St Bees Signal Box is a Grade II listed building in the Cumberland local planning authority area, England. First listed on 21 November 2013. Railway signal box. 1 related planning application.
St Bees Signal Box
- WRENN ID
- hidden-loggia-summer
- Grade
- II
- Local Planning Authority
- Cumberland
- Country
- England
- Date first listed
- 21 November 2013
- Type
- Railway signal box
- Source
- Historic England listing
Description
Railway signal box, 1891, for the Furness Railway, possibly by Paley and Austin of Lancaster. Furness Railway Type 3 design.

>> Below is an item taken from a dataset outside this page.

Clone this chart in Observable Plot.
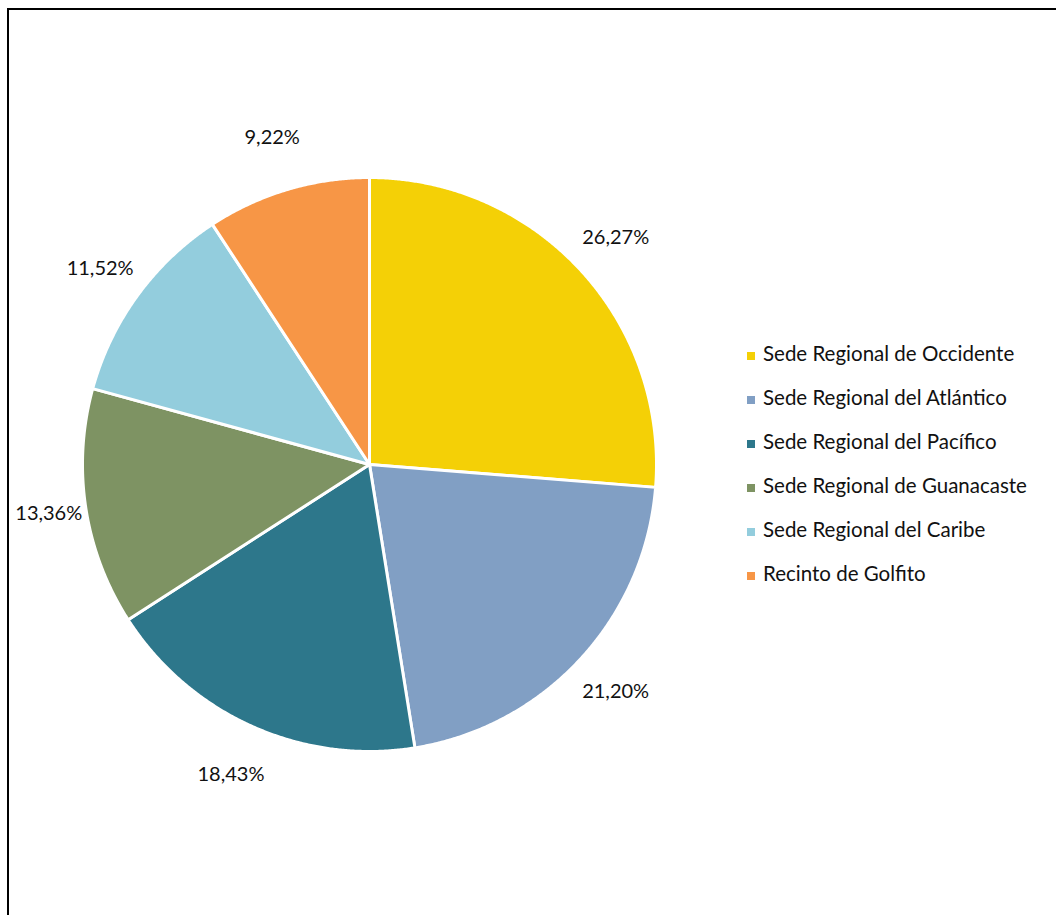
<!DOCTYPE html>
<html>
<head>
<meta charset="utf-8">
<script src="https://cdn.jsdelivr.net/npm/d3@7"></script>
<script src="https://cdn.jsdelivr.net/npm/@observablehq/plot@0.6"></script>
<style>
  html, body { margin: 0; padding: 0; background: #fff; overflow: hidden; }
  #wrap { position: relative; width: 1056px; height: 915px; }
  #frame { position: absolute; left: 7px; top: 8px; width: 1100px; height: 1000px; border: 2px solid #000; box-sizing: border-box; pointer-events: none; }
  #chart { position: absolute; left: 0; top: 0; }
  #legend { position: absolute; left: 747px; top: 341px; font-family: Lato, "Open Sans", sans-serif; font-size: 20.5px; color: #111; }
  .item { height: 44px; display: flex; align-items: flex-start; }
  .sw { width: 8px; height: 8px; margin-top: 11px; margin-right: 8px; flex: none; }
</style>
</head>
<body>
<div id="wrap">
  <div id="chart"></div>
  <div id="legend"></div>
  <div id="frame"></div>
</div>
<script>
const categories = [
  "Sede Regional de Occidente",
  "Sede Regional del Atlántico",
  "Sede Regional del Pacífico",
  "Sede Regional de Guanacaste",
  "Sede Regional del Caribe",
  "Recinto de Golfito"
];
const values = [26.27, 21.20, 18.43, 13.36, 11.52, 9.22];
const labels = ["26,27%", "21,20%", "18,43%", "13,36%", "11,52%", "9,22%"];
const colors = ["#F4D006", "#819FC4", "#2D778B", "#7E9363", "#93CDDD", "#F79646"];

// Pie angles (clockwise from 12 o'clock), in data units
const arcs = d3.pie().sort(null).value(d => d)(values);
const pts = [];
const lbl = [];
arcs.forEach((a, i) => {
  const cat = categories[i];
  pts.push({cat, x: 0, y: 0});
  const n = Math.max(2, Math.ceil((a.endAngle - a.startAngle) / 0.005));
  for (let k = 0; k <= n; k++) {
    const t = a.startAngle + (a.endAngle - a.startAngle) * k / n;
    pts.push({cat, x: Math.sin(t), y: Math.cos(t)});
  }
  pts.push({cat, x: 0, y: 0});
  const m = (a.startAngle + a.endAngle) / 2;
  const r = 1.12 + 0.07 * Math.abs(Math.cos(m));
  lbl.push({label: labels[i], x: r * Math.sin(m), y: r * Math.cos(m)});
});

const cx = 369, cy = 464, R = 287;
const chart = Plot.plot({
  width: 1056,
  height: 915,
  margin: 0,
  x: {domain: [-1, 1], range: [cx - R, cx + R], axis: null},
  y: {domain: [-1, 1], range: [cy + R, cy - R], axis: null},
  color: {domain: categories, range: colors},
  style: {background: "transparent", overflow: "visible"},
  marks: [
    Plot.line(pts, {x: "x", y: "y", z: "cat", fill: "cat", stroke: "white", strokeWidth: 3, strokeLinejoin: "round", curve: "linear"}),
    Plot.text(lbl, {x: "x", y: "y", text: "label", fontSize: 20, fontFamily: "Lato, 'Open Sans', sans-serif", fill: "#111"})
  ]
});
document.getElementById("chart").appendChild(chart);

const legend = document.getElementById("legend");
categories.forEach((c, i) => {
  const row = document.createElement("div");
  row.className = "item";
  const sw = document.createElement("div");
  sw.className = "sw";
  sw.style.background = colors[i];
  const tx = document.createElement("span");
  tx.textContent = c;
  row.appendChild(sw);
  row.appendChild(tx);
  legend.appendChild(row);
});
</script>
</body>
</html>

MATERIALS: red sandstone, slate roof.
EXTERIOR: two-storey signal box with a steeply pitched hipped roof. The signal box's base is stone built with snecked stonework that has a gentle batter so that it tapers up to the operating floor's window sill. Central to the rear wall there is a projecting chimney stack that survives to full height. This is quoined with grey sandstone with its base supported by three corbels. The locking room (the ground floor room) is lit by lancet windows to both front and rear, with a larger window in the north end, all now boarded but originally with a lower large pane with four square panes arranged in a square above. The operating room (the upper floor) is entered from the southern end, via a modern porch at the head of an external staircase. The operating room has windows to all sides, being continuous to the east (facing the tracks with seven windows) and north (overlooking the crossing with six, narrower windows). These windows were originally arranged with plate glass lower sections with four small panes in a row above. These windows have been replaced in uPVC with undivided top-lights.
INTERIOR: the signal box retains its original lever frame, of 24 levers, supplied by the Railway Signal Company.